When order portals deliver real operational value
Measuring order portal ROI isn't just about counting lines on a spreadsheet. It requires linking operational KPIs like error rates and cycle times to financial outcomes such as cost savings and revenue impact. By tracking the right metrics and using data insights, CFOs and business analysts can quantify the value of digital transformation in order management.
The four KPIs that matter most: error rate reduction, client retention, operational processing metrics, and analytics visibility. Together, they connect operational improvements to the financial outcomes that justify investment.
Moxo helps make these insights actionable through a Human + AI Process Orchestration Platform that automates workflows, centralizes interaction data, and gives teams real-time visibility into performance.
Get started with Moxo to streamline your entire order workflow and start measuring real ROI.
FAQs
What's the most important KPI for evaluating order portal ROI?
While context matters, order error rate and cost per order are often the most direct metrics linking operations to bottom-line benefit.
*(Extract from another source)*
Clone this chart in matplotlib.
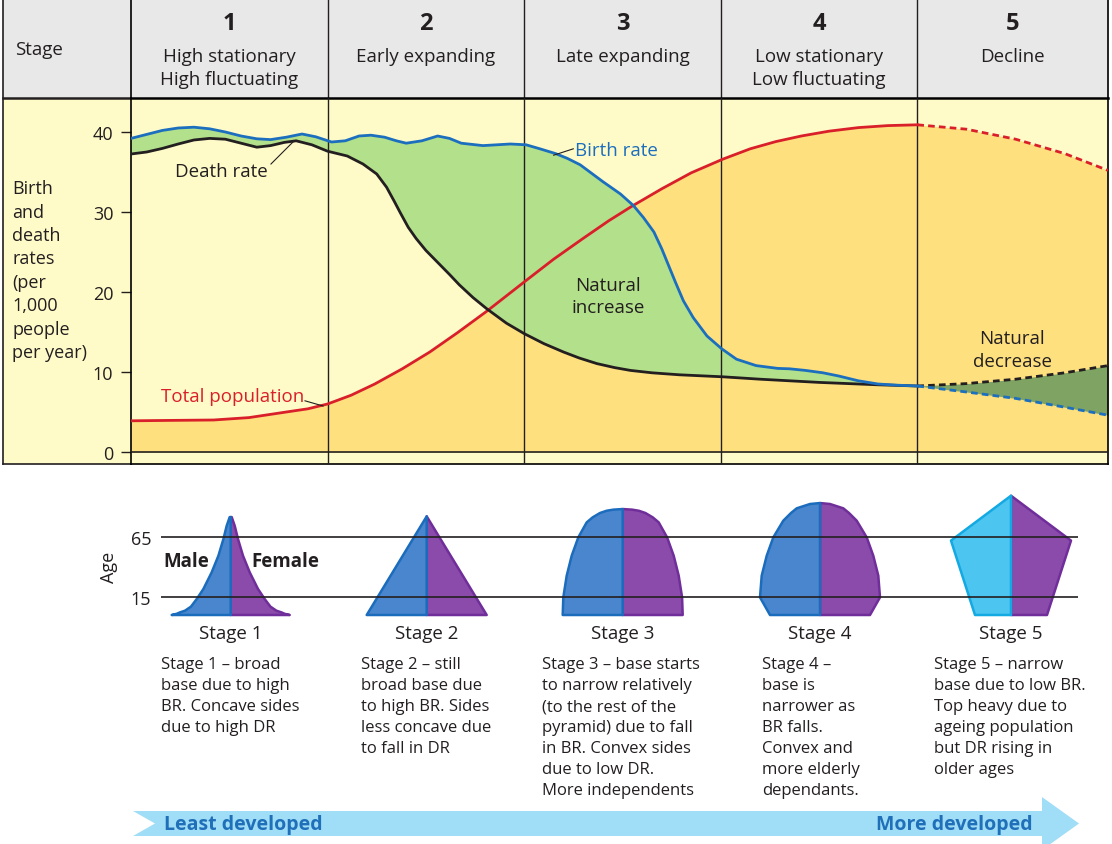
import numpy as np
import matplotlib.pyplot as plt
from matplotlib.patches import Rectangle, Polygon

plt.rcParams['font.family'] = ['Open Sans', 'DejaVu Sans']

# ---- data ----
stage_numbers = ['1', '2', '3', '4', '5']
stage_names = [['High stationary', 'High fluctuating'], ['Early expanding'],
               ['Late expanding'], ['Low stationary', 'Low fluctuating'], ['Decline']]
rate_ticks = [0, 10, 20, 30, 40]
rate_label = ['Birth', 'and', 'death', 'rates', '(per', '1,000', 'people', 'per year)']

# x in stage units (each stage = 1), y in births/deaths per 1000
birth_x = [0.00, 0.08, 0.16, 0.24, 0.32, 0.40, 0.48, 0.56, 0.64, 0.71, 0.79, 0.87, 0.94,
           1.02, 1.09, 1.16, 1.22, 1.29, 1.35, 1.40, 1.48, 1.56, 1.62, 1.68, 1.79, 1.86,
           1.93, 2.01, 2.08, 2.16, 2.22, 2.285, 2.40, 2.49, 2.556, 2.607, 2.66, 2.70, 2.735,
           2.77, 2.81, 2.86, 2.93, 3.005, 3.08, 3.18, 3.29, 3.35, 3.43, 3.52, 3.60, 3.70,
           3.80, 3.90, 4.00]
birth_y = [39.2, 39.7, 40.2, 40.5, 40.6, 40.4, 40.0, 39.5, 39.15, 39.05, 39.35, 39.75, 39.4,
           38.75, 38.9, 39.5, 39.6, 39.35, 38.9, 38.6, 38.9, 39.5, 39.2, 38.6, 38.3, 38.4,
           38.5, 38.4, 37.9, 37.3, 36.7, 35.9, 33.8, 32.25, 30.8, 29.3, 27.5, 25.4, 23.3,
           21.2, 18.9, 16.8, 14.5, 12.9, 11.6, 10.8, 10.45, 10.4, 10.2, 9.9, 9.5, 8.9,
           8.5, 8.35, 8.25]

death_x = [0.00, 0.08, 0.16, 0.24, 0.32, 0.40, 0.48, 0.56, 0.64, 0.71, 0.78, 0.84, 0.92,
           1.00, 1.10, 1.18, 1.25, 1.30, 1.34, 1.37, 1.41, 1.45, 1.50, 1.56, 1.62, 1.67,
           1.74, 1.81, 1.91, 2.00, 2.10, 2.20, 2.28, 2.37, 2.46, 2.54, 2.65, 2.79, 3.01,
           3.20, 3.35, 3.50, 3.65, 3.80, 4.00]
death_y = [37.25, 37.5, 37.95, 38.5, 39.0, 39.2, 39.1, 38.6, 38.1, 38.3, 38.7, 38.9, 38.4,
           37.6, 37.0, 36.0, 34.75, 33.1, 31.3, 29.9, 28.1, 26.7, 25.2, 23.7, 22.2, 20.9,
           19.3, 17.9, 16.1, 14.8, 13.55, 12.5, 11.75, 11.05, 10.55, 10.2, 9.9, 9.65, 9.4,
           9.1, 8.9, 8.7, 8.55, 8.4, 8.25]

pop_x = [0.00, 0.20, 0.42, 0.60, 0.79, 0.90, 1.00, 1.12, 1.24, 1.38, 1.52, 1.66, 1.81, 2.00,
         2.15, 2.30, 2.43, 2.55, 2.70, 2.85, 3.01, 3.15, 3.28, 3.41, 3.55, 3.70, 3.85, 4.00]
pop_y = [3.9, 3.95, 4.0, 4.3, 5.0, 5.4, 6.0, 7.1, 8.5, 10.4, 12.5, 14.9, 17.6, 21.25,
         24.1, 26.7, 28.9, 30.75, 32.9, 34.9, 36.6, 37.9, 38.8, 39.5, 40.1, 40.55, 40.8, 40.9]

# stage 5 projections (dashed)
future_x = [4.0, 4.25, 4.5, 4.75, 4.97]
pop_future = [40.9, 40.35, 39.1, 37.3, 35.2]
birth_future = [8.25, 7.5, 6.7, 5.6, 4.6]
death_future = [8.25, 8.55, 9.1, 9.9, 10.8]

# pyramids: age and half-width of each side
pyr_labels = ['Stage 1', 'Stage 2', 'Stage 3', 'Stage 4', 'Stage 5']
pyr_ages = [[0, 1, 2.2, 3.6, 7, 13.3, 21.7, 35.6, 49.4, 63.3, 74.4, 81.6],
            [0, 82.2],
            [0, 14.7, 32.8, 49.4, 64.7, 77.2, 81.4, 85, 86.9, 87.8, 88.3],
            [0, 14.7, 32.8, 49.4, 64.7, 78.6, 85, 88.9, 92.5, 93.3],
            [0, 62, 99.4]]
pyr_width = [[59, 54, 50.7, 45.7, 39.7, 34, 27.3, 19, 12.3, 7.3, 4, 1],
             [60, 0],
             [60, 59.4, 56, 51, 44.4, 36, 30, 22.7, 16, 9.4, 0],
             [50, 60, 58.3, 53.3, 46.7, 36.7, 29, 23.3, 10, 0],
             [36, 60, 0]]
age_ticks = [15, 65]

descriptions = [
    ['Stage 1 \u2013 broad', 'base due to high', 'BR. Concave sides', 'due to high DR'],
    ['Stage 2 \u2013 still', 'broad base due', 'to high BR. Sides', 'less concave due', 'to fall in DR'],
    ['Stage 3 \u2013 base starts', 'to narrow relatively', '(to the rest of the',
     'pyramid) due to fall', 'in BR. Convex sides', 'due to low DR.', 'More independents'],
    ['Stage 4 \u2013', 'base is', 'narrower as', 'BR falls.', 'Convex and', 'more elderly',
     'dependants.'],
    ['Stage 5 \u2013 narrow', 'base due to low BR.', 'Top heavy due to', 'ageing population',
     'but DR rising in', 'older ages'],
]

# ---- colours ----
dark = '#231F20'
yellow = '#FFFBC9'
orange = '#FEE07F'
green = '#B3E08B'
dkgreen = '#7FA363'
grey = '#E8E8E8'
red = '#D9202A'
blue = '#1C6EBE'
male_fc, male_ec = '#4A86CD', '#1B6CBC'
male5_fc, male5_ec = '#4CC5F1', '#13A9E2'
fem_fc, fem_ec = '#8B4BAA', '#6F2E9A'
arrow_c = '#A0DDF6'
arrow_txt = '#1F6FB9'

W, H = 1112, 845
fig = plt.figure(figsize=(W / 100, H / 100), dpi=100)


def px_axes(x0, y0, x1, y1):
    return fig.add_axes([x0 / W, 1 - y1 / H, (x1 - x0) / W, (y1 - y0) / H])


# background (pixel coordinates, y down)
bg = px_axes(0, 0, W, H)
bg.set_xlim(0, W)
bg.set_ylim(H, 0)
bg.axis('off')
bg.add_patch(Rectangle((3, 0), 128, 99, color=grey, lw=0))
bg.add_patch(Rectangle((3, 99), 128, 366, color=yellow, lw=0))
bg.plot([3, 3], [0, 465], color=dark, lw=1.2)
bg.plot([3, 131], [465, 465], color=dark, lw=1.2)
bg.plot([3, 131], [99, 99], color=dark, lw=1.8)
bg.text(15, 55, 'Stage', fontsize=13.5, color=dark, va='baseline')
for i, line in enumerate(rate_label):
    bg.text(12, 194.3 + 23.4 * i, line, fontsize=13, color=dark, va='baseline')

# header row
hdr = px_axes(131, 0, 1108, 99)
hdr.set_xlim(0, 4.97)
hdr.set_ylim(99, 0)
hdr.set_facecolor(grey)
hdr.set_xticks([])
hdr.set_yticks([])
for s in ['top', 'bottom']:
    hdr.spines[s].set_visible(False)
for s in ['left', 'right']:
    hdr.spines[s].set_linewidth(1.2)
edges = [0, 1, 2, 3, 4, 4.97]
for e in edges[1:-1]:
    hdr.axvline(e, color=dark, lw=1)
for i, (num, names) in enumerate(zip(stage_numbers, stage_names)):
    cx = (edges[i] + edges[i + 1]) / 2
    hdr.text(cx, 30, num, fontsize=17, fontweight='bold', color=dark, ha='center', va='baseline')
    for j, nm in enumerate(names):
        hdr.text(cx, 61.7 + 23.3 * j, nm, fontsize=13.5, color=dark, ha='center', va='baseline')

# main chart
ax = px_axes(131, 99, 1108, 465)
ax.set_xlim(0, 4.97)
ax.set_ylim(-1.5, 44.25)
ax.set_facecolor(yellow)
ax.set_xticks([])
ax.set_yticks(rate_ticks)
ax.tick_params(axis='y', length=7.2, width=1, pad=5.5, labelsize=13, color=dark, labelcolor=dark)
ax.spines['top'].set_linewidth(1.8)
for s in ['left', 'right', 'bottom']:
    ax.spines[s].set_linewidth(1.2)

ax.fill_between(pop_x, 0, pop_y, color=orange, lw=0, zorder=1)
ax.fill_between(future_x, 0, pop_future, color=orange, lw=0, zorder=1)
ax.fill(np.r_[birth_x, death_x[::-1]], np.r_[birth_y, death_y[::-1]], color=green, lw=0, zorder=2)
ax.fill_between(future_x, birth_future, death_future, color=dkgreen, lw=0, zorder=2)
ax.axhline(0, color=dark, lw=1.2, zorder=3)
for e in edges[1:-1]:
    ax.axvline(e, color=dark, lw=1, zorder=3)

dash = (0, (2.4, 1.5))
ax.plot(pop_x, pop_y, color=red, lw=2, zorder=4)
ax.plot(future_x, pop_future, color=red, lw=2, ls=dash, zorder=4)
ax.plot(death_x, death_y, color=dark, lw=2, zorder=4)
ax.plot(future_x, death_future, color=dark, lw=2, ls=dash, zorder=4)
ax.plot(birth_x, birth_y, color=blue, lw=2, zorder=5)
ax.plot(future_x, birth_future, color=blue, lw=2, ls=dash, zorder=5)

lab = dict(fontsize=13.5, va='baseline', zorder=6)
ax.text(0.224, 34.5, 'Death rate', color=dark, **lab)
ax.plot([0.712, 0.824], [36.0, 38.75], color=dark, lw=0.8, zorder=6)
ax.text(2.257, 37.125, 'Birth rate', color=blue, **lab)
ax.plot([2.15, 2.25], [37.1, 37.9], color=dark, lw=0.8, zorder=6)
ax.text(0.151, 6.375, 'Total population', color=red, **lab)
ax.plot([0.885, 0.977], [6.4, 5.75], color=dark, lw=0.8, zorder=6)
ax.text(2.425, 20.29, 'Natural', color=dark, ha='center', **lab)
ax.text(2.425, 17.54, 'increase', color=dark, ha='center', **lab)
ax.text(4.483, 13.6, 'Natural', color=dark, ha='center', **lab)
ax.text(4.483, 10.8, 'decrease', color=dark, ha='center', **lab)

# population pyramids (x in pixels, y in years of age)
pyr_centres = [230.7, 426.7, 622.7, 820, 1011]
pa = px_axes(161, 490, 1078, 625)
pa.set_xlim(161, 1078)
pa.set_ylim(-7.5, 105)
pa.patch.set_alpha(0)
for s in pa.spines.values():
    s.set_visible(False)
pa.set_xticks([])
pa.set_yticks(age_ticks)
pa.tick_params(axis='y', length=0, pad=7.2, labelsize=13, labelcolor=dark)

for k, (c, ages, hw) in enumerate(zip(pyr_centres, pyr_ages, pyr_width)):
    ages = np.array(ages, dtype=float)
    hw = np.array(hw, dtype=float)
    top = ages[-1]
    mfc, mec = (male5_fc, male5_ec) if k == 4 else (male_fc, male_ec)
    fem = np.c_[np.r_[c + hw, c, c], np.r_[ages, top, 0]]
    male = np.c_[np.r_[c - hw, c, c], np.r_[ages, top, 0]]
    pa.add_patch(Polygon(fem, closed=True, fc=fem_fc, ec=fem_ec, lw=1.8, joinstyle='round', clip_on=False))
    pa.add_patch(Polygon(male, closed=True, fc=mfc, ec=mec, lw=1.8, joinstyle='round', clip_on=False))
    bg.text(c, 639.5, pyr_labels[k], fontsize=13.5, color=dark, ha='center', va='baseline')

for a in age_ticks:
    pa.axhline(a, color=dark, lw=1.2, zorder=5)

bg.text(109, 567.5, 'Age', rotation=90, fontsize=13, color=dark, ha='center', va='center')
bg.text(163, 566.7, 'Male', fontsize=13.5, fontweight='bold', color=dark, va='baseline')
bg.text(251.7, 566.7, 'Female', fontsize=13.5, fontweight='bold', color=dark, va='baseline')

# descriptions
desc_x = [161, 361, 542, 762, 934]
for x0, lines in zip(desc_x, descriptions):
    for i, line in enumerate(lines):
        bg.text(x0, 669.3 + 21 * i, line, fontsize=12, color=dark, va='baseline')

# development arrow
bg.add_patch(Polygon([(133, 812), (1042, 812), (1042, 798), (1079, 824.5), (1042, 851),
                      (1042, 837), (133, 837), (155, 824.5)], closed=True, fc=arrow_c, lw=0))
bg.text(164, 830.5, 'Least developed', fontsize=14, fontweight='bold', color=arrow_txt, va='baseline')
bg.text(1033, 830.5, 'More developed', fontsize=14, fontweight='bold', color=arrow_txt,
        ha='right', va='baseline')

fig.savefig('out.png', dpi=100)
These KPIs have clear financial impact and are easy to measure before and after implementation.
How quickly can you see ROI from an order portal?
Many organizations start seeing measurable ROI within the first year through error reduction, labor savings, and faster order cycles. The timeline depends on implementation speed and baseline process efficiency, but 12 to 18 months to full payback is typical for mid-market deployments.
Are analytics essential for ROI measurement?
Yes. Embedded analytics help track KPIs and quantify improvements over time, turning raw data into financial evidence. Without measurement, you can't prove value to stakeholders or identify which process improvements deliver the highest return.
How do error-reducing portals affect customer retention?
Fewer mistakes lead to faster fulfillment and better experiences, which in turn increase repeat business and long-term revenue growth. The connection is clear: reliable ordering experiences build trust, and trust drives retention.